Failure to empty them could impede the flow of water, which would have knock-on effects, she said.

She compared the process with that used to rid waters of invasive alien water hyacinth, adding that plastic waste had more potential economic value because it could be recycled.

Porter also celebrated the small step achieved through the campaign against plastic straws.

“I have seen that the ‘no-straw’ campaign in Durban has snowballed,” said Porter, praising restaurants that had joined the international movement to stop supplying single- use straws.

Known as “one less straw”, or the “the last plastic straw”, the campaign by the US-based Plastic Pollution Coalition has garnered thousands of pledges from around the world.

On a poster at the door to Circus Circus at North Beach, the message reads: “Together let’s keep the ocean clean one less straw at a time.

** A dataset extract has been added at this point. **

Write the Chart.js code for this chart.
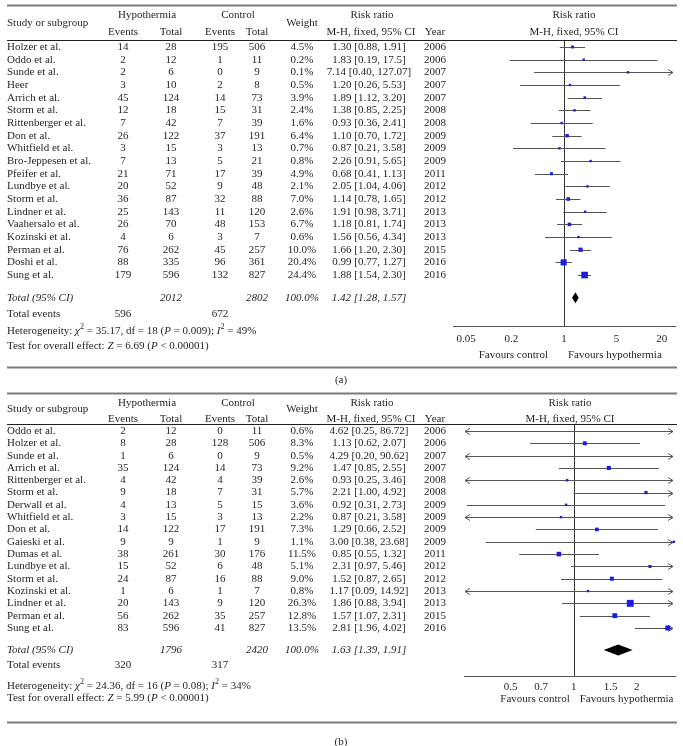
<!DOCTYPE html>
<html>
<head>
<meta charset="utf-8">
<script src="https://cdn.jsdelivr.net/npm/chart.js@4.4.1/dist/chart.umd.min.js"></script>
<style>
  html, body { margin: 0; padding: 0; background: #fff; }
  canvas { position: absolute; left: 0; }
  #panelA { top: 0; }
  #panelB { top: 388px; }
</style>
</head>
<body>
<canvas id="panelA" width="683" height="388"></canvas>
<canvas id="panelB" width="683" height="358"></canvas>
<script>
// ---- panel (a) ----
const studiesA = ['Holzer et al.', 'Oddo et al.', 'Sunde et al.', 'Heer', 'Arrich et al.', 'Storm et al.',
  'Rittenberger et al.', 'Don et al.', 'Whitfield et al.', 'Bro-Jeppesen et al.', 'Pfeifer et al.',
  'Lundbye et al.', 'Storm et al.', 'Lindner et al.', 'Vaahersalo et al.', 'Kozinski et al.',
  'Perman et al.', 'Doshi et al.', 'Sung et al.'];
const hypEventsA = [14, 2, 2, 3, 45, 12, 7, 26, 3, 7, 21, 20, 36, 25, 26, 4, 76, 88, 179];
const hypTotalA = [28, 12, 6, 10, 124, 18, 42, 122, 15, 13, 71, 52, 87, 143, 70, 6, 262, 335, 596];
const ctlEventsA = [195, 1, 0, 2, 14, 15, 7, 37, 3, 5, 17, 9, 32, 11, 48, 3, 45, 96, 132];
const ctlTotalA = [506, 11, 9, 8, 73, 31, 39, 191, 13, 21, 39, 48, 88, 120, 153, 7, 257, 361, 827];
const weightA = [4.5, 0.2, 0.1, 0.5, 3.9, 2.4, 1.6, 6.4, 0.7, 0.8, 4.9, 2.1, 7.0, 2.6, 6.7, 0.6, 10.0, 20.4, 24.4];
const rrA = [1.30, 1.83, 7.14, 1.20, 1.89, 1.38, 0.93, 1.10, 0.87, 2.26, 0.68, 2.05, 1.14, 1.91, 1.18, 1.56, 1.66, 0.99, 1.88];
const loA = [0.88, 0.19, 0.40, 0.26, 1.12, 0.85, 0.36, 0.70, 0.21, 0.91, 0.41, 1.04, 0.78, 0.98, 0.81, 0.56, 1.20, 0.77, 1.54];
const hiA = [1.91, 17.5, 127.07, 5.53, 3.20, 2.25, 2.41, 1.72, 3.58, 5.65, 1.13, 4.06, 1.65, 3.71, 1.74, 4.34, 2.30, 1.27, 2.30];
const yearA = [2006, 2006, 2007, 2007, 2007, 2008, 2008, 2009, 2009, 2009, 2011, 2012, 2012, 2013, 2013, 2013, 2015, 2016, 2016];
const totalsA = [2012, 2802];
const eventsA = [596, 672];
const pooledA = [1.42, 1.28, 1.57];
const hetA = [35.17, 18, 0.009, 49];
const zA = 6.69;
const ticksA = [0.05, 0.2, 1, 5, 20];

// ---- panel (b) ----
const studiesB = ['Oddo et al.', 'Holzer et al.', 'Sunde et al.', 'Arrich et al.', 'Rittenberger et al.',
  'Storm et al.', 'Derwall et al.', 'Whitfield et al.', 'Don et al.', 'Gaieski et al.', 'Dumas et al.',
  'Lundbye et al.', 'Storm et al.', 'Kozinski et al.', 'Lindner et al.', 'Perman et al.', 'Sung et al.'];
const hypEventsB = [2, 8, 1, 35, 4, 9, 4, 3, 14, 9, 38, 15, 24, 1, 20, 56, 83];
const hypTotalB = [12, 28, 6, 124, 42, 18, 13, 15, 122, 9, 261, 52, 87, 6, 143, 262, 596];
const ctlEventsB = [0, 128, 0, 14, 4, 7, 5, 3, 17, 1, 30, 6, 16, 1, 9, 35, 41];
const ctlTotalB = [11, 506, 9, 73, 39, 31, 15, 13, 191, 9, 176, 48, 88, 7, 120, 257, 827];
const weightB = [0.6, 8.3, 0.5, 9.2, 2.6, 5.7, 3.6, 2.2, 7.3, 1.1, 11.5, 5.1, 9.0, 0.8, 26.3, 12.8, 13.5];
const rrB = [4.62, 1.13, 4.29, 1.47, 0.93, 2.21, 0.92, 0.87, 1.29, 3.00, 0.85, 2.31, 1.52, 1.17, 1.86, 1.57, 2.81];
const loB = [0.25, 0.62, 0.20, 0.85, 0.25, 1.00, 0.31, 0.21, 0.66, 0.38, 0.55, 0.97, 0.87, 0.09, 0.88, 1.07, 1.96];
const hiB = [86.72, 2.07, 90.62, 2.55, 3.46, 4.92, 2.73, 3.58, 2.52, 23.68, 1.32, 5.46, 2.65, 14.92, 3.94, 2.31, 4.02];
const yearB = [2006, 2006, 2007, 2007, 2008, 2008, 2009, 2009, 2009, 2009, 2011, 2012, 2012, 2013, 2013, 2015, 2016];
const totalsB = [1796, 2420];
const eventsB = [320, 317];
const pooledB = [1.63, 1.39, 1.91];
const hetB = [24.36, 16, 0.08, 34];
const zB = 5.99;
const ticksB = [0.5, 0.7, 1, 1.5, 2];

const SERIF = '"Liberation Serif", "DejaVu Serif", serif';
const INK = '#231f20';
const RULE = '#7a7a7a';
const WHISKER = '#555';
const BLUE = '#1c1cdc';
// column centres shared by both tables
const COL = { study: 7, hypEv: 123, hypTot: 171, ctlEv: 220, ctlTot: 257, weight: 302, ci: 369, year: 435 };

const fmt = (v) => (v >= 10 && Math.round(v * 100) % 10 === 0 ? v.toFixed(1) : v.toFixed(2));
const ciText = (r, l, h) => `${fmt(r)} [${fmt(l)}, ${fmt(h)}]`;

function text(ctx, s, x, y, align, italic) {
  ctx.font = `${italic ? 'italic ' : ''}11px ${SERIF}`;
  ctx.textAlign = align || 'center';
  ctx.textBaseline = 'middle';
  ctx.fillStyle = INK;
  ctx.fillText(s, x, y);
}

// parts: [string, style] with style '' | 'i' (italic) | 's' (superscript)
function rich(ctx, x, y, parts) {
  ctx.textAlign = 'left';
  ctx.textBaseline = 'middle';
  ctx.fillStyle = INK;
  let cx = x;
  parts.forEach(([s, st]) => {
    const sup = st === 's';
    ctx.font = `${st === 'i' ? 'italic ' : ''}${sup ? 8 : 11}px ${SERIF}`;
    ctx.fillText(s, cx, sup ? y - 4 : y);
    cx += ctx.measureText(s).width;
  });
}

function hline(ctx, y, color, w) {
  ctx.strokeStyle = color;
  ctx.lineWidth = w;
  ctx.beginPath();
  ctx.moveTo(7, y + 0.5);
  ctx.lineTo(677, y + 0.5);
  ctx.stroke();
}

function chevron(ctx, x, y, dir) {
  ctx.beginPath();
  ctx.moveTo(x - dir * 5, y - 3);
  ctx.lineTo(x, y);
  ctx.lineTo(x - dir * 5, y + 3);
  ctx.stroke();
}

function makePanel(canvasId, d, L) {
  const canvas = document.getElementById(canvasId);
  const yMin = -(L.row0 - L.hdrRule) / L.step;
  const yMax = (L.axisY - L.row0) / L.step;
  const xAxisH = 20;
  const n = d.studies.length;
  const totalRow = n - 1 + 1.8;

  const forest = {
    id: 'forest',
    beforeDatasetsDraw(chart) {
      const { ctx, chartArea: a, scales: { x, y } } = chart;
      ctx.save();
      const x1 = Math.round(x.getPixelForValue(1)) + 0.5;
      ctx.strokeStyle = '#333';
      ctx.lineWidth = 1;
      ctx.beginPath();
      ctx.moveTo(x1, L.hdrRule);
      ctx.lineTo(x1, a.bottom);
      ctx.stroke();

      ctx.strokeStyle = WHISKER;
      d.lo.forEach((lo, i) => {
        const yy = Math.round(y.getPixelForValue(i)) + 0.5;
        const xl = Math.max(a.left + 1, x.getPixelForValue(lo));
        const xr = Math.min(a.right - 2, x.getPixelForValue(d.hi[i]));
        ctx.beginPath();
        ctx.moveTo(xl, yy);
        ctx.lineTo(xr, yy);
        ctx.stroke();
        if (x.getPixelForValue(lo) < a.left) chevron(ctx, xl, yy, -1);
        if (x.getPixelForValue(d.hi[i]) > a.right) chevron(ctx, xr, yy, 1);
      });

      // pooled diamond
      const yt = y.getPixelForValue(totalRow);
      const [pr, pl, ph] = d.pooled;
      ctx.fillStyle = '#000';
      ctx.beginPath();
      ctx.moveTo(x.getPixelForValue(pl), yt);
      ctx.lineTo(x.getPixelForValue(pr), yt - 5.5);
      ctx.lineTo(x.getPixelForValue(ph), yt);
      ctx.lineTo(x.getPixelForValue(pr), yt + 5.5);
      ctx.closePath();
      ctx.fill();
      ctx.restore();
    },
    afterDraw(chart) {
      const { ctx, scales: { x, y } } = chart;
      ctx.save();
      hline(ctx, L.topRule, RULE, 2);
      hline(ctx, L.hdrRule, INK, 1);
      hline(ctx, L.bottomRule, RULE, 2);

      text(ctx, 'Study or subgroup', COL.study, L.hdrMid, 'left');
      text(ctx, 'Hypothermia', 147, L.hdr1);
      text(ctx, 'Control', 238, L.hdr1);
      text(ctx, 'Weight', COL.weight, L.hdrMid);
      text(ctx, 'Risk ratio', 372, L.hdr1);
      text(ctx, 'Risk ratio', L.rrHeadX, L.hdr1);
      text(ctx, 'Events', COL.hypEv, L.hdr2);
      text(ctx, 'Total', COL.hypTot, L.hdr2);
      text(ctx, 'Events', COL.ctlEv, L.hdr2);
      text(ctx, 'Total', COL.ctlTot, L.hdr2);
      text(ctx, 'M-H, fixed, 95% CI', 371, L.hdr2);
      text(ctx, 'Year', COL.year, L.hdr2);
      text(ctx, 'M-H, fixed, 95% CI', L.rrHeadX, L.hdr2);

      d.studies.forEach((s, i) => {
        const yy = y.getPixelForValue(i);
        text(ctx, s, COL.study, yy, 'left');
        text(ctx, String(d.hypEv[i]), COL.hypEv, yy);
        text(ctx, String(d.hypTot[i]), COL.hypTot, yy);
        text(ctx, String(d.ctlEv[i]), COL.ctlEv, yy);
        text(ctx, String(d.ctlTot[i]), COL.ctlTot, yy);
        text(ctx, `${d.weight[i].toFixed(1)}%`, COL.weight, yy);
        text(ctx, ciText(d.rr[i], d.lo[i], d.hi[i]), COL.ci, yy);
        text(ctx, String(d.year[i]), COL.year, yy);
      });

      const yt = y.getPixelForValue(totalRow);
      text(ctx, 'Total (95% CI)', COL.study, yt, 'left', true);
      text(ctx, String(d.totals[0]), COL.hypTot, yt, 'center', true);
      text(ctx, String(d.totals[1]), COL.ctlTot, yt, 'center', true);
      text(ctx, '100.0%', COL.weight, yt, 'center', true);
      text(ctx, ciText(...d.pooled), COL.ci, yt, 'center', true);

      text(ctx, 'Total events', COL.study, L.events, 'left');
      text(ctx, String(d.events[0]), COL.hypEv, L.events);
      text(ctx, String(d.events[1]), COL.ctlEv, L.events);

      const [chi, df, p, i2] = d.het;
      rich(ctx, COL.study, L.het, [['Heterogeneity: ', ''], ['\u03c7', 'i'], ['2', 's'],
        [` = ${chi.toFixed(2)}, df = ${df} (`, ''], ['P', 'i'], [` = ${p}); `, ''], ['I', 'i'], ['2', 's'],
        [` = ${i2}%`, '']]);
      rich(ctx, COL.study, L.test, [['Test for overall effect: ', ''], ['Z', 'i'],
        [` = ${d.z.toFixed(2)} (`, ''], ['P', 'i'], [' < 0.00001)', '']]);

      const x1 = x.getPixelForValue(1);
      text(ctx, 'Favours control', x1 - L.favOff[0], L.favours, 'right');
      text(ctx, 'Favours hypothermia', x1 + L.favOff[1], L.favours, 'left');
      text(ctx, L.tag, 341, L.tagY);
      ctx.restore();
    },
  };

  return new Chart(canvas, {
    type: 'scatter',
    data: {
      datasets: [{
        data: d.rr.map((v, i) => ({ x: v, y: i })),
        pointStyle: 'rect',
        pointRadius: d.weight.map((w) => Math.max(2.4, 1.35 * Math.sqrt(w)) / Math.SQRT2),
        backgroundColor: BLUE,
        borderColor: BLUE,
        borderWidth: 0,
      }],
    },
    options: {
      animation: false,
      responsive: false,
      events: [],
      layout: { padding: { left: L.plotLeft, right: 8, top: L.hdrRule, bottom: canvas.height - L.axisY - xAxisH } },
      scales: {
        x: {
          type: 'logarithmic',
          min: d.xMin,
          max: d.xMax,
          afterFit: (s) => { s.height = xAxisH; },
          afterBuildTicks: (s) => { s.ticks = d.ticks.map((v) => ({ value: v })); },
          ticks: {
            autoSkip: false,
            maxRotation: 0,
            padding: L.tickPad,
            color: INK,
            font: { family: SERIF, size: 11 },
            callback: (v) => String(v),
          },
          grid: { display: false, drawTicks: false },
          border: { display: true, color: '#555', width: 1 },
        },
        y: { display: false, reverse: true, min: yMin, max: yMax },
      },
      plugins: { legend: { display: false }, tooltip: { enabled: false } },
    },
    plugins: [forest],
  });
}

makePanel('panelA', {
  studies: studiesA, hypEv: hypEventsA, hypTot: hypTotalA, ctlEv: ctlEventsA, ctlTot: ctlTotalA,
  weight: weightA, rr: rrA, lo: loA, hi: hiA, year: yearA, totals: totalsA, events: eventsA,
  pooled: pooledA, het: hetA, z: zA, ticks: ticksA, xMin: 1 / 30, xMax: 30,
}, {
  topRule: 5, hdr1: 15, hdrMid: 23, hdr2: 32, hdrRule: 40, row0: 47, step: 12.67, axisY: 326,
  events: 314, het: 331, test: 346, favours: 355, favOff: [16, 4], bottomRule: 367,
  tag: '(a)', tagY: 380, plotLeft: 453, rrHeadX: 574, tickPad: 7,
});

makePanel('panelB', {
  studies: studiesB, hypEv: hypEventsB, hypTot: hypTotalB, ctlEv: ctlEventsB, ctlTot: ctlTotalB,
  weight: weightB, rr: rrB, lo: loB, hi: hiB, year: yearB, totals: totalsB, events: eventsB,
  pooled: pooledB, het: hetB, z: zB, ticks: ticksB, xMin: 0.332, xMax: 3.04,
}, {
  topRule: 5, hdr1: 15, hdrMid: 21, hdr2: 31, hdrRule: 36, row0: 43, step: 12.31, axisY: 288,
  events: 277, het: 298, test: 310, favours: 311, favOff: [4, 6], bottomRule: 334,
  tag: '(b)', tagY: 354, plotLeft: 464, rrHeadX: 570, tickPad: 5,
});
</script>
</body>
</html>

Please join us in removing straws from our restaurants. If you would like a straw, please ask your waitron.”

Similarly, Arts Café, RocoMamas in uMhlanga and Wimpy outlets nationwide are doing away with plastic straws.

Porter, a former school teacher who became involved in community conservation through Ezemvelo KZN Wildlife, said she was always inspired by small changes.

“I started off trying to do everything and ended up getting depressed about the planet. Now I have learned that the small things are special.

“Many small things build up to one big thing.”